After a 35-year career in Icelandic politics, I have concluded that women are generally better than men at ensuring fairness in society. The world would truly be a better place if equal numbers of women and men were at the helm. My chance to test this theory arrived in 2009, when I became prime minister of Iceland as the country faced a period of acute economic turmoil.
The circumstances were unprecedented. People in droves had lost their savings, and most families’ debts had increased to unmanageable proportions. Iceland itself was on the brink of bankruptcy. My government was determined to defend the social welfare system despite the broad cuts we had to make. Luckily, we were able to drag the country back from the brink.
It is my conviction that a factor in our success was the role that women played in my government.
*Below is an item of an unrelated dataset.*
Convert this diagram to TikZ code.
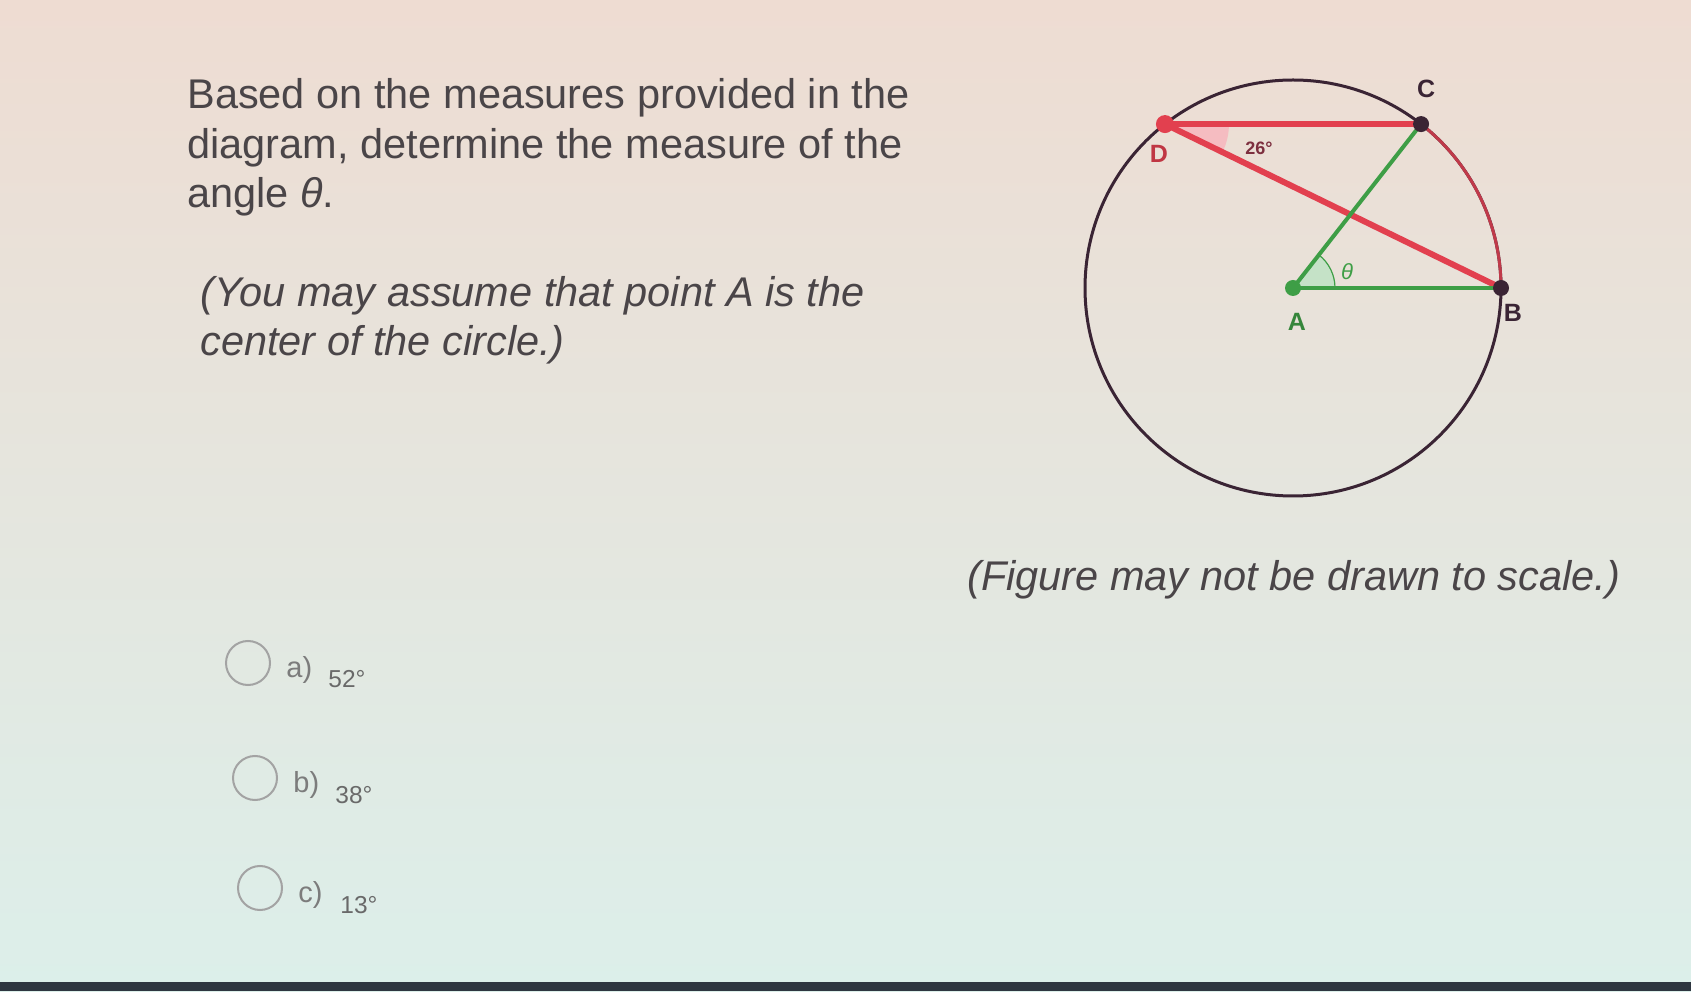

After 13 years as a minister, I witnessed firsthand how more diversity around the table was a good thing. There were times I was the only woman in the cabinet, and I faced opposition and pushback from my male colleagues. In 2009 I presided over a cabinet that for the first time in Iceland’s history included an equal number of men and women. Experience had showed me that women are often more favorably disposed toward building a strong welfare system, and in the wake of the financial crisis, such a system was essential to ensuring people’s basic needs, reducing unemployment and protecting low-income families.
Women also proved to be wiser than men as the financial crisis unfolded. There were hardly any women among the managers of the Icelandic banks that defaulted in 2008. In fact, it was banks run by women, such as Audur Capital, that provided the best examples of how to weather the financial storm. In contrast, the chief executives of companies that were hardest hit by the crash were predominantly male.

In recent years gender imbalance around the world has been reduced, especially in the West. More women than ever hold positions of power worldwide; glass ceilings have been shattered. But more work is needed. We must continue to eliminate barriers that hinder women in the job market.
The economic impact of equal gender participation in the workplace makes a compelling case for gender equality. In Northern Europe, for instance, increased female employment accounts for up to 0.40 percent of average annual gross domestic product growth per capita, according to a recent report by the Organization for Economic Cooperation and Development.
If we wish to reap the benefits of gender equality, however, equal parental responsibility and a strong welfare system are crucial. In Iceland things changed radically for both sexes in 2000 when the government established a man’s independent right to paternity leave. That meant that employers could no longer assume that only women would be taking parental leave at some point to start a family.
Equal access and equal pay for men and women are other important requirements. In June 2017, the Icelandic Parliament passed a law obliging public and private companies to prove that they paid their employees the same wage for the same job, regardless of gender. While I was prime minister, another law requiring that women hold at least 40 percent of seats on company boards and pension funds came into force. My government was also the first in Iceland to ensure that the same quota be met on public committees, boards and councils.
“When does women’s work become real work? When no woman turns up to do it,” Jennifer Weiner wrote last year in an Op-Ed in The New York Times. She was exactly right. The jobs women do will not be fully appreciated unless we make it glaringly obvious how important they are. But how can we do that?

What Icelandic women chose to do many years ago, in October 1975, was to go on strike. We had had enough of institutionalized gender inequality and we took action, demanding equal pay. The objective was to spotlight women’s contributions to society and demonstrate how undervalued our work was. Ninety percent of Icelandic women took part in the strike, refusing to work, cook or look after children. Society was brought almost to a standstill.
It was that first act of protest that got the ball rolling. In 1980, Vigdis Finnbogadottir became the first directly elected female president in the democratic world. Following the strike, the number of women elected to Iceland’s Parliament increased significantly, and even more after the founding of Women’s List, a feminist political party, in 1983. In 1975, only 5 percent of members of Parliament were women; by 1983 that number rose to 15 percent and, in 2016, to 47.6 percent.
Gender equality is not just about the law and women’s formal rights; it is also about ensuring that women have equal access to power and its impact on society. Little more than lip service is often paid to this necessity, and there is often too little political will to enforce any effective change. We need to work harder toward a more substantive and participatory version of gender equality.
As Iceland’s experience shows, giving women an equal say in how business and society are run can change the world for the better.